What follows is my thinking-out-loud process of developing a better version of the scripts, and a serious implementation attempt that began around August 2003.
To begin, ladies and gentleman, we have a lovely database model.
Organizing into Projects
When I first made my loveable little jalopy of a weblog backend (back in... 1999? 2000? something like that), it was pretty simple collection of concepts. I had "articles" (like the thing you're reading now) and "categories." Each article had one category, and each category could have as many articles as it wanted. Articles had a title, description, some content (this is the content here!), a timestamp for when it was created, and another one in case I ever updated/made edits to it. Another table for the blogroll links, and voila, it was a weblog! (Well, after some serious Python hacking, it was.)

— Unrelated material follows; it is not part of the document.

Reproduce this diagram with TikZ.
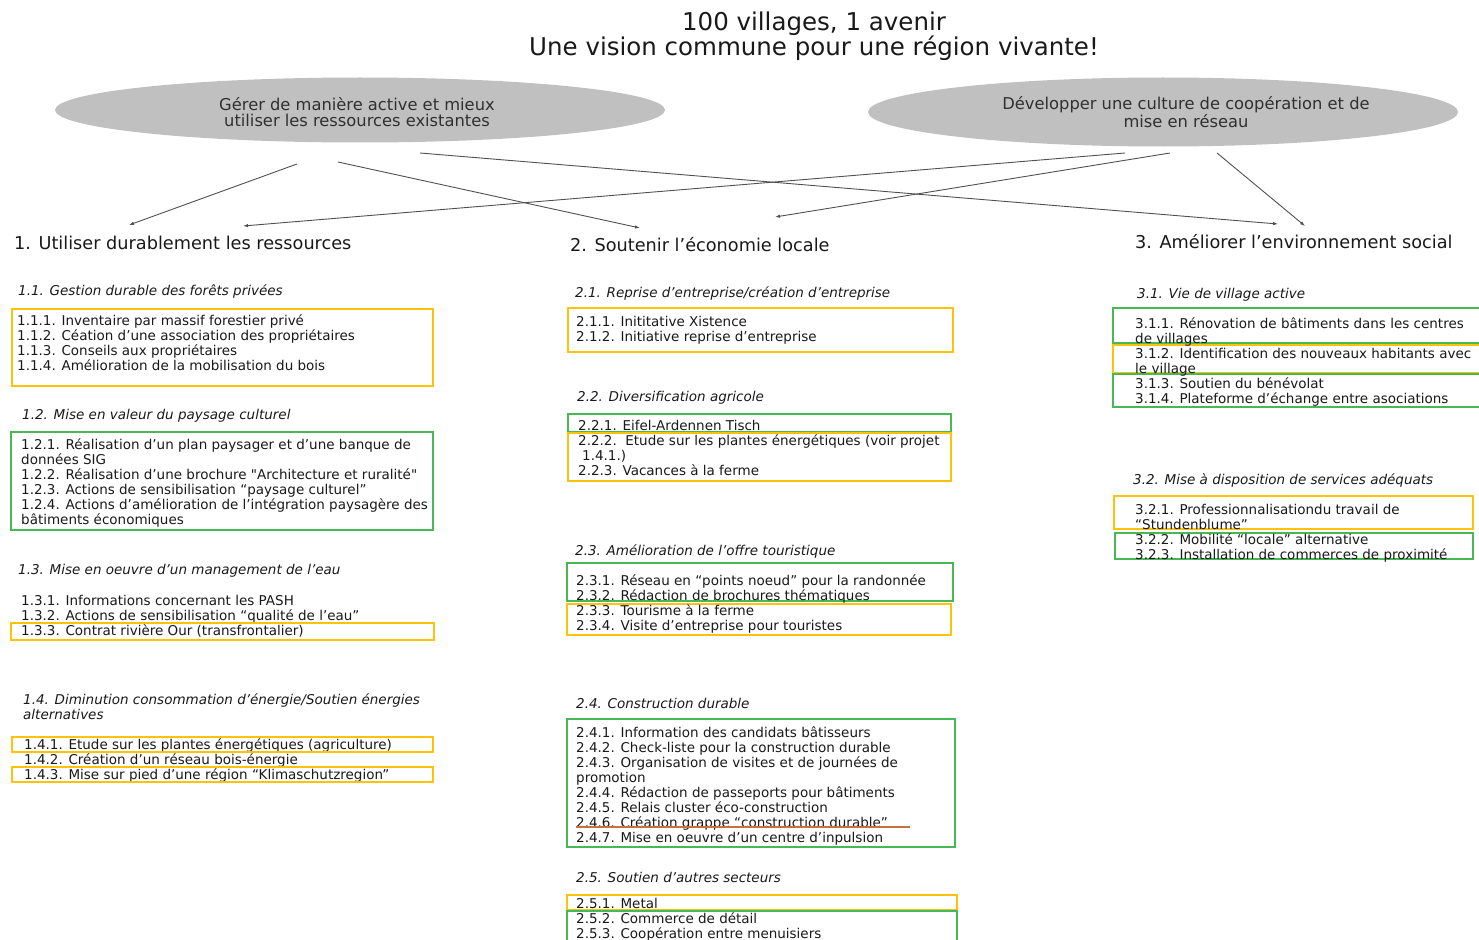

But I wanted to do new things besides just post random stuff on a semi-regular basis. I have a Grand Vision. I want to be a writer. I want to post my writing projects. I want to be able to categorize stuff that I'm working on. I want different drafts of the same thing to be grouped together. So now I've got a project-orientated model.
The Nitty Gritty
Here's the new list of major tables that I've implemented in the database. It doesn't include tables that accomplish many-to-many foreign key links.
- weblogs
- Defines an individual weblog. Potential examples include "The Geek Icon" (what ARJLog will be transmogrified into), "All Things White and Circular" (what I think I will call my writing journal), and anything else that occurs to me, depending on how much brain I have to dump after this. A weblog has: a name; a description; a creation date; a root url.
- projects
- Defines a group of associated articles and links that all have to do with a particular finished product in mind. A project might be a poem, a program, a short story, or a sock I am knitting and documenting on my blog. A project has: a name, a type, a description, a creation date, and a status.
- category
- Defines a group of articles or links that are topically similar. For example, my blogroll could be a link category. "Lame Pseudo-Techie Ramblings" could be an article category. Projects could contain articles from a number of different categories. Categories could contain articles from a number of different projects. There's no direct hierarchical link between the two. Categories have: a name, a description, a parent (for categories within categories).
- link
- A link is just an external url. Like a blogroll link. It has: a url (duh), link text (e.g. the words that get linked), a description (optional additional unlinked text describing what the link is), an annotation (like a mini-editorial about the link, optional also), and a creation date.
- article
- Defines an individual block of text in which I compose some words that are supposed to mean something. This thing you are reading right now is an article. I think it should be pretty self-evident. An article has: a title, a description, a creation date, an updated date, content, and some keywords. An article can only belong to one blog and one project. It can belong to more than one category.
- comment
- Text that someone else can write about my article. I think this should be self-evident too. A comment has: commenter's name, commenter's email, the comment itself, a creation date. A comment belongs exclusively to one article only.